L’effetto delle “echo chambers” tossiche
Gli influencer finiscono per creare delle vere e proprie bolle informative tossiche, spazi virtuali in cui gli utenti, isolati da opinioni contrarie, rafforzano le proprie convinzioni.
Lo studio evidenzia che gli influencer alimentano queste bolle sia amplificando contenuti fuorvianti, sia costruendo legami emotivi forti con i loro seguaci. Questi ultimi si sentono spesso parte di una comunità che condivide una “causa comune”, contrapposta a un “nemico” esterno.

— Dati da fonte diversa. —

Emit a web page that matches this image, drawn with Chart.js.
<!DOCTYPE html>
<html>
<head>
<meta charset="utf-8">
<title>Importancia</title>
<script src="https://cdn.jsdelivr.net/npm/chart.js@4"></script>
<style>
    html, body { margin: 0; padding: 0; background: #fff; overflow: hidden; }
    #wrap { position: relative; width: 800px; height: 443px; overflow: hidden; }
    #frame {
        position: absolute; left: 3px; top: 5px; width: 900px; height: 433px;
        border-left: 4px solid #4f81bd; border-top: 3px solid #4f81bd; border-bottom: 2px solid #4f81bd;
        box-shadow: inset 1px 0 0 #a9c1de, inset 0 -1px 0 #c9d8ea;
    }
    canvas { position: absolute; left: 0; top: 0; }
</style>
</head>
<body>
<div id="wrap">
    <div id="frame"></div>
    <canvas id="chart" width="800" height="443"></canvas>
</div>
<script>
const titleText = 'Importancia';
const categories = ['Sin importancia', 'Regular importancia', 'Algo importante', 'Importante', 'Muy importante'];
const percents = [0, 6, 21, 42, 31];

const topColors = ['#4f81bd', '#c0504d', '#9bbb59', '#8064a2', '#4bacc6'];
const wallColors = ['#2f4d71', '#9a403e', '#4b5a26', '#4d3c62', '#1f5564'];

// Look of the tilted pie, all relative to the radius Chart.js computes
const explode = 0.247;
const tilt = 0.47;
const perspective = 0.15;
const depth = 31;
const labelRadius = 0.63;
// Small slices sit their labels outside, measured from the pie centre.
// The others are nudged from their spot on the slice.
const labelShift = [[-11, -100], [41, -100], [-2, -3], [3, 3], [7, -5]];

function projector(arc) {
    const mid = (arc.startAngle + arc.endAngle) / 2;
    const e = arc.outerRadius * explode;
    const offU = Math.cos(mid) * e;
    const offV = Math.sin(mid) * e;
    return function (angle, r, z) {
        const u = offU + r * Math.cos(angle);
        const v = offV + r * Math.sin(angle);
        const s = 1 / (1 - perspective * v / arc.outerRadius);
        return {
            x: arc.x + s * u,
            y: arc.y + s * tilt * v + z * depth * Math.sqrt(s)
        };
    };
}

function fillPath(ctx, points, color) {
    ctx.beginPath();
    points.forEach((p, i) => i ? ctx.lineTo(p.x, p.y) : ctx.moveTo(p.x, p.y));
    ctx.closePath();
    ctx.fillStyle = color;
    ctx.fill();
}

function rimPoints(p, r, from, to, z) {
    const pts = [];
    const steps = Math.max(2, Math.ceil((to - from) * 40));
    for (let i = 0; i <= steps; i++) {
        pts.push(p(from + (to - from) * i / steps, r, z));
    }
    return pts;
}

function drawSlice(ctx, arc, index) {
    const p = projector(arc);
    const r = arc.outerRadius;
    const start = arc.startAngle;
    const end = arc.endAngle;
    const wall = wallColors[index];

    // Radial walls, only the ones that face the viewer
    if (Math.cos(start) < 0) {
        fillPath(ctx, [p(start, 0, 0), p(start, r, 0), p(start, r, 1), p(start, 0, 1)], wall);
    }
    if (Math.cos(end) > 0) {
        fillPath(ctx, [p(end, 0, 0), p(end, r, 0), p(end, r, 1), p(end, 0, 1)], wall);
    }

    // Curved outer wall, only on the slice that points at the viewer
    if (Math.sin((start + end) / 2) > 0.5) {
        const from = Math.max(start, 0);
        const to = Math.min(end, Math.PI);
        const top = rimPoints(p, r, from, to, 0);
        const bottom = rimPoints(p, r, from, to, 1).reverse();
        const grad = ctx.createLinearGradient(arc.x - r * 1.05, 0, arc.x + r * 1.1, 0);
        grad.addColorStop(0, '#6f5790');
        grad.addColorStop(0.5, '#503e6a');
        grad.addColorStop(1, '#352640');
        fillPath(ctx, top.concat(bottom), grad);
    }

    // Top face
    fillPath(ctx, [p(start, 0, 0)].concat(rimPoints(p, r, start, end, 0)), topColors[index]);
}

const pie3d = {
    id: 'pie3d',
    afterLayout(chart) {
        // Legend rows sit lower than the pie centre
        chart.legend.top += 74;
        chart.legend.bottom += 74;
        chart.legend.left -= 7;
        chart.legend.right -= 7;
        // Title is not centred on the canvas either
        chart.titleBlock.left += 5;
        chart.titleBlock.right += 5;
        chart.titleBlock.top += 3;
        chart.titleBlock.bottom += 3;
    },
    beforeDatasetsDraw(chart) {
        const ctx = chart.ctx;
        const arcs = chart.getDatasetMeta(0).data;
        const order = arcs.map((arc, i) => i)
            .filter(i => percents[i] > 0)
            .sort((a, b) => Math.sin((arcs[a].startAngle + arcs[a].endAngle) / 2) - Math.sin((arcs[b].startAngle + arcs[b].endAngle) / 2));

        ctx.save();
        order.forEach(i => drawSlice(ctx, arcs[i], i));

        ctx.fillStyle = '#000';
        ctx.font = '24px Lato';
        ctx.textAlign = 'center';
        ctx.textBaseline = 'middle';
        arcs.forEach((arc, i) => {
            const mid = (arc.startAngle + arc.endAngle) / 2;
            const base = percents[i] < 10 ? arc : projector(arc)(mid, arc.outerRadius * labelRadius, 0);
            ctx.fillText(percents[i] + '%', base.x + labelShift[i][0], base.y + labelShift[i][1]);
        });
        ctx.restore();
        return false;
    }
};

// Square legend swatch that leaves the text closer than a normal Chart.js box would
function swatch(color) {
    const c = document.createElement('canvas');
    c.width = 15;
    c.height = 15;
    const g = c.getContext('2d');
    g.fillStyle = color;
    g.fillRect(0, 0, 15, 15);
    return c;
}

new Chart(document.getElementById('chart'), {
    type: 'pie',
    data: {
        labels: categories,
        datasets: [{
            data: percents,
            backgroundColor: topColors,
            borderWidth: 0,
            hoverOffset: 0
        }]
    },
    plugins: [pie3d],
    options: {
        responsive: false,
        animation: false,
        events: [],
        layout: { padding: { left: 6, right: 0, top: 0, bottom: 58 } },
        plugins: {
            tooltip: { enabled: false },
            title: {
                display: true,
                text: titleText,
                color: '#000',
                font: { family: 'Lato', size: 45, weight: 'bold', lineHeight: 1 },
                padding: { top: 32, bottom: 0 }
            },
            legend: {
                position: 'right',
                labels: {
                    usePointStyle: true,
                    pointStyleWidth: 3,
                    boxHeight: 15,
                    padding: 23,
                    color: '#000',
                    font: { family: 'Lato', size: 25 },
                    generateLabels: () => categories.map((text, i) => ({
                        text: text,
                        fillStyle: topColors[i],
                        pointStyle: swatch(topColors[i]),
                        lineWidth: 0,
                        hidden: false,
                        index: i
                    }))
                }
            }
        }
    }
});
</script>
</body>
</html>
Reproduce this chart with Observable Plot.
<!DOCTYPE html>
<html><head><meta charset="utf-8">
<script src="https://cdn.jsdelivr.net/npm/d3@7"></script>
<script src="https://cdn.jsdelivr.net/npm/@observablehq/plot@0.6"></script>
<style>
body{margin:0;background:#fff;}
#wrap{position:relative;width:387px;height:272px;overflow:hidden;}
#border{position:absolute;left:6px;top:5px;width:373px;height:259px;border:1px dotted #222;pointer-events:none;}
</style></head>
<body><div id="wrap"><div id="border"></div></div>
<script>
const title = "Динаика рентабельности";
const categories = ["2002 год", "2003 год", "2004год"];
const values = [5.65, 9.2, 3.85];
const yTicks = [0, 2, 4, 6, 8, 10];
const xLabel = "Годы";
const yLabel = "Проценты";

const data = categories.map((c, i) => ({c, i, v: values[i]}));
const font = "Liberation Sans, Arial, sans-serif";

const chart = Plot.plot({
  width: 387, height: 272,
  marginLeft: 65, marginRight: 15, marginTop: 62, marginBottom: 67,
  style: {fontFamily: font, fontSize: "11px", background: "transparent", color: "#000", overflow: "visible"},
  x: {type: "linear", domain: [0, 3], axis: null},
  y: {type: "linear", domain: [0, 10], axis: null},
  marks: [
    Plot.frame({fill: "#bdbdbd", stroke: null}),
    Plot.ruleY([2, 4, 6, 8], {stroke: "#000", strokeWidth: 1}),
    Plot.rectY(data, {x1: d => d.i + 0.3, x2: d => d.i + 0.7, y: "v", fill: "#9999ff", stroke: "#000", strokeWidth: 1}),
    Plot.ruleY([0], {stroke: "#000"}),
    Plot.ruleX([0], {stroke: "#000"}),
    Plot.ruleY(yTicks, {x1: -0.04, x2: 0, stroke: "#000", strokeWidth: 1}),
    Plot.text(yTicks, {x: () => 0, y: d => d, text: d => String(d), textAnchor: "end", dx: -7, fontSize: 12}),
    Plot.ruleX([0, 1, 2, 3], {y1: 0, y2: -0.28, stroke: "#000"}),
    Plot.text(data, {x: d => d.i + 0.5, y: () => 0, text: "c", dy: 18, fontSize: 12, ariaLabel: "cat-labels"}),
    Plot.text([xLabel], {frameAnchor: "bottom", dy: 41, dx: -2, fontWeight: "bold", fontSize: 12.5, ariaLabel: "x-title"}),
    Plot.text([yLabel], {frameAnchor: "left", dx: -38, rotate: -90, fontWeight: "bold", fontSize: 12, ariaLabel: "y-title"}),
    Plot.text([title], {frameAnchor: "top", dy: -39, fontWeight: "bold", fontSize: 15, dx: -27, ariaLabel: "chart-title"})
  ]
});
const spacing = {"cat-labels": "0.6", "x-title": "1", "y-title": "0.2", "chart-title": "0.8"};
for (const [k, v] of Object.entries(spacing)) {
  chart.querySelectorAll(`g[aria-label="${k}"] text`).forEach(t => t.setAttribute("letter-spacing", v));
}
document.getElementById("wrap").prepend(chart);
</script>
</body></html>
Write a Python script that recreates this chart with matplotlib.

Implicazioni e strategie per i brand
I risultati dello studio non solo arricchiscono il dibattito accademico, ma offrono anche importanti spunti per i professionisti del marketing. Per ridurre la tossicità online e proteggere la reputazione aziendale, è essenziale adottare strategie mirate, tra cui:
- Moderazione attiva dei contenuti: implementare sistemi che limitino commenti tossici e comportamenti dannosi.
- Promozione di dialoghi positivi: interagire proattivamente con il pubblico per incoraggiare scambi rispettosi.
- Linee guida per gli influencer: definire regole chiare per i contenuti e le interazioni online.
- Ripensare l’architettura delle piattaforme: evitare che la massimizzazione dell’engagement favorisca contenuti divisivi.
Collaborazione come chiave per il successo
Un aspetto cruciale è lavorare direttamente con gli influencer per incoraggiare interazioni rispettose e contenuti di qualità. Questo approccio non solo preserva l’immagine del brand, ma aiuta anche a limitare l’impatto delle reazioni tossiche.
Affrontare queste sfide in modo proattivo è fondamentale per migliorare le dinamiche sulle piattaforme digitali e proteggere i brand in un contesto sempre più complesso.